Your task is to retype the lines from the opening of the material through the line that includes "const yTicks = [0, 10, 20, 30, 40, 50, 60];". Do not copy the pictures.

*****

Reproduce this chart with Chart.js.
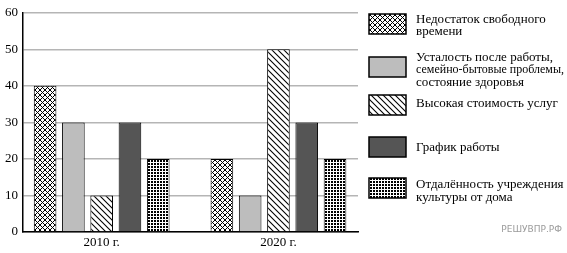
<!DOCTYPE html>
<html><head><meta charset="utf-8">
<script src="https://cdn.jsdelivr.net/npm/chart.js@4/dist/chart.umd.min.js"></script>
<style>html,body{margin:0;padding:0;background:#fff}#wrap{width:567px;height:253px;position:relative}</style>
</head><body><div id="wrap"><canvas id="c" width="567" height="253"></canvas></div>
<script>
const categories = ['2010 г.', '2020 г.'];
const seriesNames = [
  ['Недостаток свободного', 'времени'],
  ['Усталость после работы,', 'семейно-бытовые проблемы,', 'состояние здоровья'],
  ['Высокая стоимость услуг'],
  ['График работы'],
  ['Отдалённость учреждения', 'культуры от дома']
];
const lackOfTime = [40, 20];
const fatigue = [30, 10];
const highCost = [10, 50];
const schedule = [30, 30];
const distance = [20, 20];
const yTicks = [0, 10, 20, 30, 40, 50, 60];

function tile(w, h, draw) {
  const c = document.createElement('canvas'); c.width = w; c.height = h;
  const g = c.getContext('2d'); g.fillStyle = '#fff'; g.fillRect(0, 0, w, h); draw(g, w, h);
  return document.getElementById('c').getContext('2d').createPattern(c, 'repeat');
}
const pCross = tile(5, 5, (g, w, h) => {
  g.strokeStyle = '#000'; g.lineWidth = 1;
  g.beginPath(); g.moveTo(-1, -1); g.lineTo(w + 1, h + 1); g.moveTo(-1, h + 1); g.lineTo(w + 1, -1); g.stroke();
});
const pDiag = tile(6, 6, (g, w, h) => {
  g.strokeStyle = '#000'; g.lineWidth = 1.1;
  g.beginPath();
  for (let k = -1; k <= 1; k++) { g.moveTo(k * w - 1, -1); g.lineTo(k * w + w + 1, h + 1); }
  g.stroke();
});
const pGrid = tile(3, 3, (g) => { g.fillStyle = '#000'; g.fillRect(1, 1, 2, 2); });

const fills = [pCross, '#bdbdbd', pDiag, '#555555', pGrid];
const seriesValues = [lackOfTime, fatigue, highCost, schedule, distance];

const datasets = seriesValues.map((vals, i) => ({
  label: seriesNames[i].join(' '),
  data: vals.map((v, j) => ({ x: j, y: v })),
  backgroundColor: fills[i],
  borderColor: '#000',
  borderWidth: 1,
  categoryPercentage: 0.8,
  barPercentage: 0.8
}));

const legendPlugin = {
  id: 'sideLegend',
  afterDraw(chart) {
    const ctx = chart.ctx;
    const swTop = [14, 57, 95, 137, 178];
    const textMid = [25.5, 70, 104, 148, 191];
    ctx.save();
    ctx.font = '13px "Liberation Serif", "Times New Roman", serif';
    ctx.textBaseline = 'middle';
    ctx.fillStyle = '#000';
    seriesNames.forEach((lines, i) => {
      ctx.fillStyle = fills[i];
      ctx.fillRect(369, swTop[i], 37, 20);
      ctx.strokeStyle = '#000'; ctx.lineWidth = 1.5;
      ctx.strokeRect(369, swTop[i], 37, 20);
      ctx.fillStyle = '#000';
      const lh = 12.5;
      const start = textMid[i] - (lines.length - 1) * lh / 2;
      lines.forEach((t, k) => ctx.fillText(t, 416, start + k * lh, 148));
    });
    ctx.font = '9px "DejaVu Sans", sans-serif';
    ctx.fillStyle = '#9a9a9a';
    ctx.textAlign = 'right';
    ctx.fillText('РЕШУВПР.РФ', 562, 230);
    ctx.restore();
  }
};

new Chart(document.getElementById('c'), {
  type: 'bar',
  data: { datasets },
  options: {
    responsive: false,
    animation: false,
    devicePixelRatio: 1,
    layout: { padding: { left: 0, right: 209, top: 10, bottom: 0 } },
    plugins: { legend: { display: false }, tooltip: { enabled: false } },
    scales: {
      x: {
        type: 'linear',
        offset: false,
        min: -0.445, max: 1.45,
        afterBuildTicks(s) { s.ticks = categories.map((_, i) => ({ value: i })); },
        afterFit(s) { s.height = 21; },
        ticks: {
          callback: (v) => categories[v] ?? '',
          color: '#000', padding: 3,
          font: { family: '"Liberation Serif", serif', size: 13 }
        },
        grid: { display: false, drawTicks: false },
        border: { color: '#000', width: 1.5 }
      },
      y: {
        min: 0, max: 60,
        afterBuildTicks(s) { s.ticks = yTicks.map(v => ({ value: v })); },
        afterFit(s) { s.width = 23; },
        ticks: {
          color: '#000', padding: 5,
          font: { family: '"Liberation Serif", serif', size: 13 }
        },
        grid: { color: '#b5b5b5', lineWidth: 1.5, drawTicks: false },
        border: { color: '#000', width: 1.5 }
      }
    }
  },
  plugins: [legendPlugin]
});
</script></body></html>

*****

*Reply*.
Reproduce this chart with Chart.js.
<!DOCTYPE html>
<html><head><meta charset="utf-8">
<script src="https://cdn.jsdelivr.net/npm/chart.js@4/dist/chart.umd.min.js"></script>
<style>html,body{margin:0;padding:0;background:#fff}#wrap{width:567px;height:253px;position:relative}</style>
</head><body><div id="wrap"><canvas id="c" width="567" height="253"></canvas></div>
<script>
const categories = ['2010 г.', '2020 г.'];
const seriesNames = [
  ['Недостаток свободного', 'времени'],
  ['Усталость после работы,', 'семейно-бытовые проблемы,', 'состояние здоровья'],
  ['Высокая стоимость услуг'],
  ['График работы'],
  ['Отдалённость учреждения', 'культуры от дома']
];
const lackOfTime = [40, 20];
const fatigue = [30, 10];
const highCost = [10, 50];
const schedule = [30, 30];
const distance = [20, 20];
const yTicks = [0, 10, 20, 30, 40, 50, 60];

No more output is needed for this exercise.